Good points, and something I meant to address earlier.
The video on the card is exactly what the camera captured. Playing it back directly from the card will deliver exactly what was captured. Best practice is to play it back from the card on a laptop or computer, or down load the card to a laptop or desktop. Not a phone. You must use a good tablet, one with very good video play back if you go that route.
If you are “sending” video from one device to view it on another using apps you introduce another layer of potential problems with WiFi or other data transmission/reception speeds. I would certainly get away from the use of mobile apps when trying to determine video quality.
You mentioned “render”, a term I use when processing video. If you are experiencing playback issues after “rendering” I’ll suggest the program or computer being used in the process as being a possible cause.
Something some may bot be aware of and worth mentioning; as the camera’s quality and ability increases so does the need to upgrade any equipment used to view what comes from the camera. We cannot expect to see 12, 16, 20, and 50mpxl resolution on view screens with lower resolution. Now should we expect to obtain good 1080 or 4k video quality on playback equipment created around 720P and lower video quality.
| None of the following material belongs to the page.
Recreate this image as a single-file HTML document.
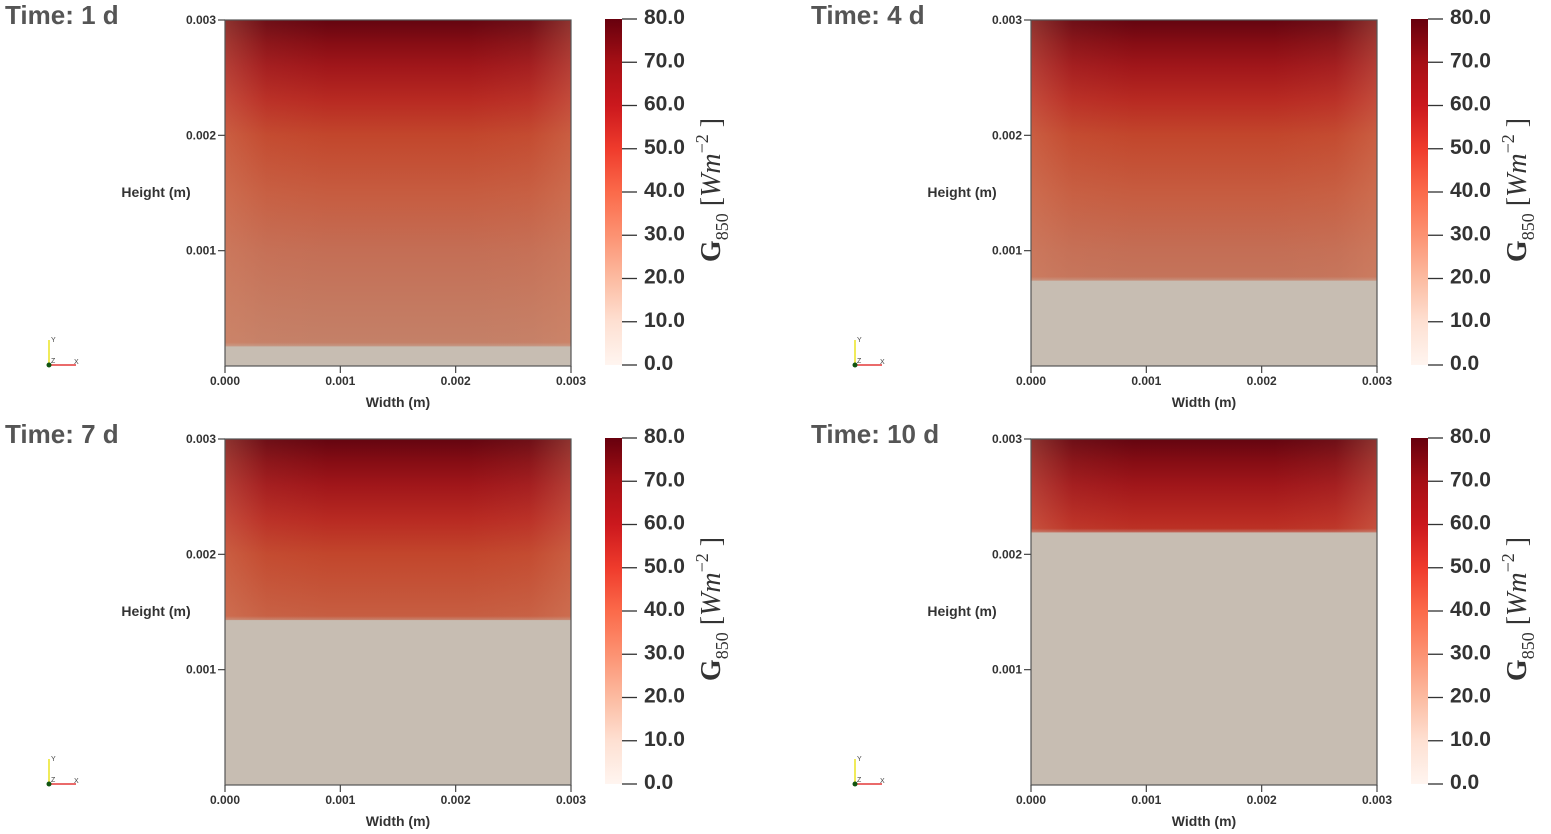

We have to upgrade our computer’s processing speed, memory, graphics card memory and speed, along with monitor resolution. Same applies with image processing programs. Each improvement in camera capability can make what we had been using for processing and viewing become obsolete and incapable for effectively dealing with better and better cameras. The same applies to our internet bandwidth. If what we have is slow there will be an impact on video transmission and playback quality while on line.
In your case I would try one thing at a time, starting with review of the play back equipment. Eliminate the mobile app from the equation by playing the card on a lap or desk top after establishing either are up to the task of viewing UHD video effectively. Establish if your pan issues only occur during rapid panning. Those end up looking bad in video anyway so determine if slower panning does well where fast does not. Then try a faster card. Also try playing video shot by others that is posted online through your play back equipment to determine if what they shot presents issues on your stuff.